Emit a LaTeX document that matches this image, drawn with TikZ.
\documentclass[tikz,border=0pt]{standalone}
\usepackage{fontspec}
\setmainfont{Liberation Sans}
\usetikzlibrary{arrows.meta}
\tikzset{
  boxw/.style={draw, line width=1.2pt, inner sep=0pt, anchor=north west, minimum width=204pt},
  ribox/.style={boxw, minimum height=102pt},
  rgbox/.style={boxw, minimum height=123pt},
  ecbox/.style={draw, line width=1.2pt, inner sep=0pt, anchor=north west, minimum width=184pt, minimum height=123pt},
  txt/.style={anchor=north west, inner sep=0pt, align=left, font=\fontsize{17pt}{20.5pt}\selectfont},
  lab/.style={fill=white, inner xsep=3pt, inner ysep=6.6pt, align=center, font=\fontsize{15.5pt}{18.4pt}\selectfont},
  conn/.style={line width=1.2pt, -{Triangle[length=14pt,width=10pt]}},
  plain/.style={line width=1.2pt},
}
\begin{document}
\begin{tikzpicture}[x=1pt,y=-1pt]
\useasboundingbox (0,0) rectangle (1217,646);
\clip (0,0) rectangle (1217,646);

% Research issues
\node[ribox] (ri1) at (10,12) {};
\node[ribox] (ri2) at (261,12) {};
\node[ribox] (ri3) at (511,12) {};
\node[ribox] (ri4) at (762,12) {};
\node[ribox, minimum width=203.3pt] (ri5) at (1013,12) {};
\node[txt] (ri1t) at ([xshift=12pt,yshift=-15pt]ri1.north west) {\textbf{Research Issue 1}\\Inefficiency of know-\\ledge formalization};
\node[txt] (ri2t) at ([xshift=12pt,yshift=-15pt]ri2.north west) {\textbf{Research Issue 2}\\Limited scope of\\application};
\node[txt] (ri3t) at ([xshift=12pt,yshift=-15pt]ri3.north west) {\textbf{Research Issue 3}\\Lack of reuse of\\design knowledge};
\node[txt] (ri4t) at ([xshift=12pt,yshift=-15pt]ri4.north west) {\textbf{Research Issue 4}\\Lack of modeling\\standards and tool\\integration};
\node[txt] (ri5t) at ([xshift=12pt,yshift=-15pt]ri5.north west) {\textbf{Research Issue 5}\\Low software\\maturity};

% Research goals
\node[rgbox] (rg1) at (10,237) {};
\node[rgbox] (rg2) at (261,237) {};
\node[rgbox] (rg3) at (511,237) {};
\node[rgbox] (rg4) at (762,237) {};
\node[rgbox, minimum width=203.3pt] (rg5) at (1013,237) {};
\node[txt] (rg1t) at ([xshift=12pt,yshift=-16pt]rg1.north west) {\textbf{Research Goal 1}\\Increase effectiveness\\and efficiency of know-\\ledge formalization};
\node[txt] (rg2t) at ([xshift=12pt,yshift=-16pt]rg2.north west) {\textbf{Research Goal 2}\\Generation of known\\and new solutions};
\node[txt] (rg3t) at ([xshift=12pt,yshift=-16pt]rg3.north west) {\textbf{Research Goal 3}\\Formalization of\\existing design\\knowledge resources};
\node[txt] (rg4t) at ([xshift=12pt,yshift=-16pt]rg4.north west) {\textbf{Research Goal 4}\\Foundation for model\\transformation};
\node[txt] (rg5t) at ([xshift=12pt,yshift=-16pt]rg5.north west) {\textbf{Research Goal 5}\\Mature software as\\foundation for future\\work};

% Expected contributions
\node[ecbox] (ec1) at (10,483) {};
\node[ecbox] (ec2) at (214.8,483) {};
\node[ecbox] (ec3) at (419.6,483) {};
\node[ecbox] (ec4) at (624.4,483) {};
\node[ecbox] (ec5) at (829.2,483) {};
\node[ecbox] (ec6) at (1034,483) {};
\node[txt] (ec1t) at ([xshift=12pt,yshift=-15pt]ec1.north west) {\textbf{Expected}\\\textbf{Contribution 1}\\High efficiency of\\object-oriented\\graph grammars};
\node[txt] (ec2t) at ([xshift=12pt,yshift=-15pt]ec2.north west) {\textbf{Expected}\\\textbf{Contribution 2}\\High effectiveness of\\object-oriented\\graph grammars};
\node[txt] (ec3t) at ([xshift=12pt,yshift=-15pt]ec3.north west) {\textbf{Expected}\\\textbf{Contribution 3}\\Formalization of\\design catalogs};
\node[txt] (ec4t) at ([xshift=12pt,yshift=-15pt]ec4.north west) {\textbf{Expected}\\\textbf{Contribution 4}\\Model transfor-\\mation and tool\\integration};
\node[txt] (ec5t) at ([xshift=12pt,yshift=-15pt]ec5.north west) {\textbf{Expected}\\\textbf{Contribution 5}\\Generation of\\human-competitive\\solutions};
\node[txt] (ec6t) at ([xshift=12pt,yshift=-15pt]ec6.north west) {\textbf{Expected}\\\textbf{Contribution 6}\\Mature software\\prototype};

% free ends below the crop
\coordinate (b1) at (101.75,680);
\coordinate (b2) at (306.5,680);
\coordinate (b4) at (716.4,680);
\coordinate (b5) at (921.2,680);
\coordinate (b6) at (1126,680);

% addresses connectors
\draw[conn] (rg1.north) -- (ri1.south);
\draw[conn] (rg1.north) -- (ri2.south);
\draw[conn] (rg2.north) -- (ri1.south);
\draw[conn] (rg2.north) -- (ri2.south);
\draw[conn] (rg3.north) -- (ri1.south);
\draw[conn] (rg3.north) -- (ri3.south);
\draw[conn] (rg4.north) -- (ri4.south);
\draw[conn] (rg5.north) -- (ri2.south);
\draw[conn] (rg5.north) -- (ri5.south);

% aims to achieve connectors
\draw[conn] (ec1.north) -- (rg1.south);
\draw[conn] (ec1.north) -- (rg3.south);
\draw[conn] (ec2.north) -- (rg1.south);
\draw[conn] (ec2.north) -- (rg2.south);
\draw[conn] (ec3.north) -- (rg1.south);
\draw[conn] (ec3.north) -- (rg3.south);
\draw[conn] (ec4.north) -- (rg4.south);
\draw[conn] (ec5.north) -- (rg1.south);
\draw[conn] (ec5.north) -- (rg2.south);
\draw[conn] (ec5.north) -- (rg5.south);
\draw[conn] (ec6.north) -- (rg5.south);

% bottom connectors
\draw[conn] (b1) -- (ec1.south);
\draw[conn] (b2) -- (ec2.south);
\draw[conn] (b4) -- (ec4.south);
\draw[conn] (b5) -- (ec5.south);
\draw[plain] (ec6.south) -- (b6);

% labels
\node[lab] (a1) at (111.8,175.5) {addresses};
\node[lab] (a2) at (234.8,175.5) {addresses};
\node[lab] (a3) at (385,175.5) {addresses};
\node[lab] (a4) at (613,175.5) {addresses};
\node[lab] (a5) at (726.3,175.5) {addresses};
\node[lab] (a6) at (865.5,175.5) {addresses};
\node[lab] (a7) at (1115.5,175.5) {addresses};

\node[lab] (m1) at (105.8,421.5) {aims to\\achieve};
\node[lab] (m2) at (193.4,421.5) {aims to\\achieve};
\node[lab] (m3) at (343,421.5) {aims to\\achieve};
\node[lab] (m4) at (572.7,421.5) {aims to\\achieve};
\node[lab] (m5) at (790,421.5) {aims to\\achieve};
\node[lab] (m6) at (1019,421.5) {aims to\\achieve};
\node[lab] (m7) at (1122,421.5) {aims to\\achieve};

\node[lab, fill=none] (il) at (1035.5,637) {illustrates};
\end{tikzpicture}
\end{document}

================

The request:
Repeat the material word for word, in full.

Final answer:
Emit a LaTeX document that matches this image, drawn with TikZ.
\documentclass[tikz,border=0pt]{standalone}
\usepackage{fontspec}
\setmainfont{Liberation Sans}
\usetikzlibrary{arrows.meta}
\tikzset{
  boxw/.style={draw, line width=1.2pt, inner sep=0pt, anchor=north west, minimum width=204pt},
  ribox/.style={boxw, minimum height=102pt},
  rgbox/.style={boxw, minimum height=123pt},
  ecbox/.style={draw, line width=1.2pt, inner sep=0pt, anchor=north west, minimum width=184pt, minimum height=123pt},
  txt/.style={anchor=north west, inner sep=0pt, align=left, font=\fontsize{17pt}{20.5pt}\selectfont},
  lab/.style={fill=white, inner xsep=3pt, inner ysep=6.6pt, align=center, font=\fontsize{15.5pt}{18.4pt}\selectfont},
  conn/.style={line width=1.2pt, -{Triangle[length=14pt,width=10pt]}},
  plain/.style={line width=1.2pt},
}
\begin{document}
\begin{tikzpicture}[x=1pt,y=-1pt]
\useasboundingbox (0,0) rectangle (1217,646);
\clip (0,0) rectangle (1217,646);

% Research issues
\node[ribox] (ri1) at (10,12) {};
\node[ribox] (ri2) at (261,12) {};
\node[ribox] (ri3) at (511,12) {};
\node[ribox] (ri4) at (762,12) {};
\node[ribox, minimum width=203.3pt] (ri5) at (1013,12) {};
\node[txt] (ri1t) at ([xshift=12pt,yshift=-15pt]ri1.north west) {\textbf{Research Issue 1}\\Inefficiency of know-\\ledge formalization};
\node[txt] (ri2t) at ([xshift=12pt,yshift=-15pt]ri2.north west) {\textbf{Research Issue 2}\\Limited scope of\\application};
\node[txt] (ri3t) at ([xshift=12pt,yshift=-15pt]ri3.north west) {\textbf{Research Issue 3}\\Lack of reuse of\\design knowledge};
\node[txt] (ri4t) at ([xshift=12pt,yshift=-15pt]ri4.north west) {\textbf{Research Issue 4}\\Lack of modeling\\standards and tool\\integration};
\node[txt] (ri5t) at ([xshift=12pt,yshift=-15pt]ri5.north west) {\textbf{Research Issue 5}\\Low software\\maturity};

% Research goals
\node[rgbox] (rg1) at (10,237) {};
\node[rgbox] (rg2) at (261,237) {};
\node[rgbox] (rg3) at (511,237) {};
\node[rgbox] (rg4) at (762,237) {};
\node[rgbox, minimum width=203.3pt] (rg5) at (1013,237) {};
\node[txt] (rg1t) at ([xshift=12pt,yshift=-16pt]rg1.north west) {\textbf{Research Goal 1}\\Increase effectiveness\\and efficiency of know-\\ledge formalization};
\node[txt] (rg2t) at ([xshift=12pt,yshift=-16pt]rg2.north west) {\textbf{Research Goal 2}\\Generation of known\\and new solutions};
\node[txt] (rg3t) at ([xshift=12pt,yshift=-16pt]rg3.north west) {\textbf{Research Goal 3}\\Formalization of\\existing design\\knowledge resources};
\node[txt] (rg4t) at ([xshift=12pt,yshift=-16pt]rg4.north west) {\textbf{Research Goal 4}\\Foundation for model\\transformation};
\node[txt] (rg5t) at ([xshift=12pt,yshift=-16pt]rg5.north west) {\textbf{Research Goal 5}\\Mature software as\\foundation for future\\work};

% Expected contributions
\node[ecbox] (ec1) at (10,483) {};
\node[ecbox] (ec2) at (214.8,483) {};
\node[ecbox] (ec3) at (419.6,483) {};
\node[ecbox] (ec4) at (624.4,483) {};
\node[ecbox] (ec5) at (829.2,483) {};
\node[ecbox] (ec6) at (1034,483) {};
\node[txt] (ec1t) at ([xshift=12pt,yshift=-15pt]ec1.north west) {\textbf{Expected}\\\textbf{Contribution 1}\\High efficiency of\\object-oriented\\graph grammars};
\node[txt] (ec2t) at ([xshift=12pt,yshift=-15pt]ec2.north west) {\textbf{Expected}\\\textbf{Contribution 2}\\High effectiveness of\\object-oriented\\graph grammars};
\node[txt] (ec3t) at ([xshift=12pt,yshift=-15pt]ec3.north west) {\textbf{Expected}\\\textbf{Contribution 3}\\Formalization of\\design catalogs};
\node[txt] (ec4t) at ([xshift=12pt,yshift=-15pt]ec4.north west) {\textbf{Expected}\\\textbf{Contribution 4}\\Model transfor-\\mation and tool\\integration};
\node[txt] (ec5t) at ([xshift=12pt,yshift=-15pt]ec5.north west) {\textbf{Expected}\\\textbf{Contribution 5}\\Generation of\\human-competitive\\solutions};
\node[txt] (ec6t) at ([xshift=12pt,yshift=-15pt]ec6.north west) {\textbf{Expected}\\\textbf{Contribution 6}\\Mature software\\prototype};

% free ends below the crop
\coordinate (b1) at (101.75,680);
\coordinate (b2) at (306.5,680);
\coordinate (b4) at (716.4,680);
\coordinate (b5) at (921.2,680);
\coordinate (b6) at (1126,680);

% addresses connectors
\draw[conn] (rg1.north) -- (ri1.south);
\draw[conn] (rg1.north) -- (ri2.south);
\draw[conn] (rg2.north) -- (ri1.south);
\draw[conn] (rg2.north) -- (ri2.south);
\draw[conn] (rg3.north) -- (ri1.south);
\draw[conn] (rg3.north) -- (ri3.south);
\draw[conn] (rg4.north) -- (ri4.south);
\draw[conn] (rg5.north) -- (ri2.south);
\draw[conn] (rg5.north) -- (ri5.south);

% aims to achieve connectors
\draw[conn] (ec1.north) -- (rg1.south);
\draw[conn] (ec1.north) -- (rg3.south);
\draw[conn] (ec2.north) -- (rg1.south);
\draw[conn] (ec2.north) -- (rg2.south);
\draw[conn] (ec3.north) -- (rg1.south);
\draw[conn] (ec3.north) -- (rg3.south);
\draw[conn] (ec4.north) -- (rg4.south);
\draw[conn] (ec5.north) -- (rg1.south);
\draw[conn] (ec5.north) -- (rg2.south);
\draw[conn] (ec5.north) -- (rg5.south);
\draw[conn] (ec6.north) -- (rg5.south);

% bottom connectors
\draw[conn] (b1) -- (ec1.south);
\draw[conn] (b2) -- (ec2.south);
\draw[conn] (b4) -- (ec4.south);
\draw[conn] (b5) -- (ec5.south);
\draw[plain] (ec6.south) -- (b6);

% labels
\node[lab] (a1) at (111.8,175.5) {addresses};
\node[lab] (a2) at (234.8,175.5) {addresses};
\node[lab] (a3) at (385,175.5) {addresses};
\node[lab] (a4) at (613,175.5) {addresses};
\node[lab] (a5) at (726.3,175.5) {addresses};
\node[lab] (a6) at (865.5,175.5) {addresses};
\node[lab] (a7) at (1115.5,175.5) {addresses};

\node[lab] (m1) at (105.8,421.5) {aims to\\achieve};
\node[lab] (m2) at (193.4,421.5) {aims to\\achieve};
\node[lab] (m3) at (343,421.5) {aims to\\achieve};
\node[lab] (m4) at (572.7,421.5) {aims to\\achieve};
\node[lab] (m5) at (790,421.5) {aims to\\achieve};
\node[lab] (m6) at (1019,421.5) {aims to\\achieve};
\node[lab] (m7) at (1122,421.5) {aims to\\achieve};

\node[lab, fill=none] (il) at (1035.5,637) {illustrates};
\end{tikzpicture}
\end{document}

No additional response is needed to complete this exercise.